Leaker disputes $2,500 RTX 5090 price claim, says increase over RTX 4090 likely minimal

Rumor mill: We've heard several rumors regarding Nvidia's RTX 5000 Blackwell series of graphics cards, but one element that is light on details is the pricing. A recent claim about the RTX 5090 stated that it would cost close to $2,500, but a more reliable leaker says this is untrue. According to their prediction, the flagship's price increase over the RTX 4090 won't be significant.

It was announced last week that Nvidia boss Jensen Huang will be delivering the company's CES 2025 opening keynote, marking the first time he's taken over presenting duties from Nvidia SVP Jeff Fisher since 2019. It suggests that Team Green will have something big on show, likely the RTX 5070, RTX 5080, and RTX 5090.

We've seen quite a few claims about the Blackwell cards' specs, but price details have been light. Last week, YouTube channel Moore's Law is Dead (MLID) said the RTX 5090 will be between $1,999 and $2,499, with the MSRP likely closer to the latter figure. If true, that would make it almost $1,000 more than the RTX 4090's $1,599 MSRP when it launched in November 2022.

Thankfully, MLID doesn't have the best reputation when it comes to these sorts of claims. A more reliable source, kopite7kimi, was asked for their take. The prolific leaker said there won't be a "significant" price increase for the RTX 5090.

Nvidia is certainly no stranger to releasing cards with comically expensive price tags.
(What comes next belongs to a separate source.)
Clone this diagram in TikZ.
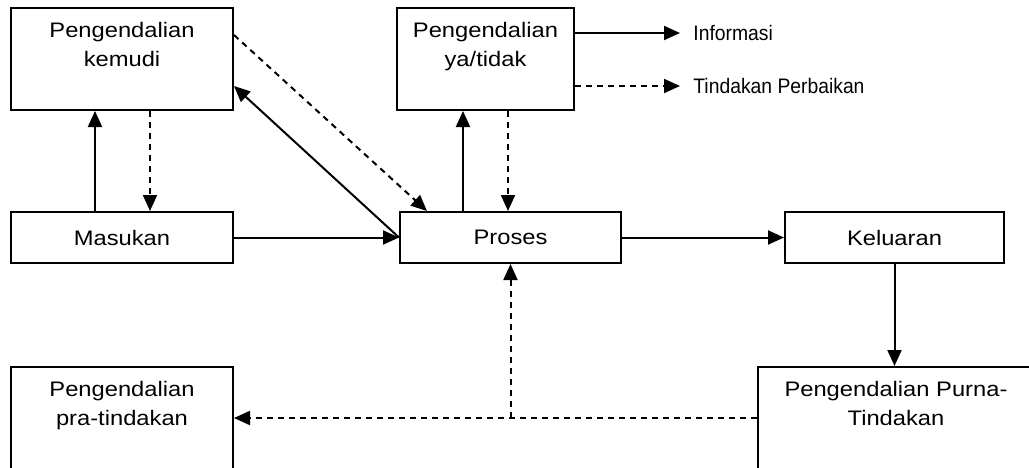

The RTX 3090 Ti carried a massive $1,999 MSRP when it arrived in January 2022. There was also the Titan RTX, which cost $2,499 in 2018 - though it was designed more for AI researchers, content creators, and data scientists.

Nvidia faced plenty of backlash over the way it priced (i.e. too high) the RTX 4000 Lovelace series, so one would imagine it will avoid the same mistakes with Blackwell. However, AMD has confirmed that its RX 8000 series won't be competing with its rival's top-tier next-gen cards, meaning the RTX 5080 and RTX 5090 will likely go unchallenged. That could give Nvidia the confidence to price its new GPUs higher than expected, knowing that those consumers who always demand the best products will be willing to pay. There's also the fact that around 78% of Nvidia's revenue comes from its data center business.

Kopite7kimi recently said that the RTX 5090 will include 32GB of GDDR7 VRAM on a 512-bit memory bus, feature 21,760 CUDA cores, and consume 600W. The RTX 5080, meanwhile, could have 16GB of VRAM, 10,752 CUDA cores, and a 320W TDP.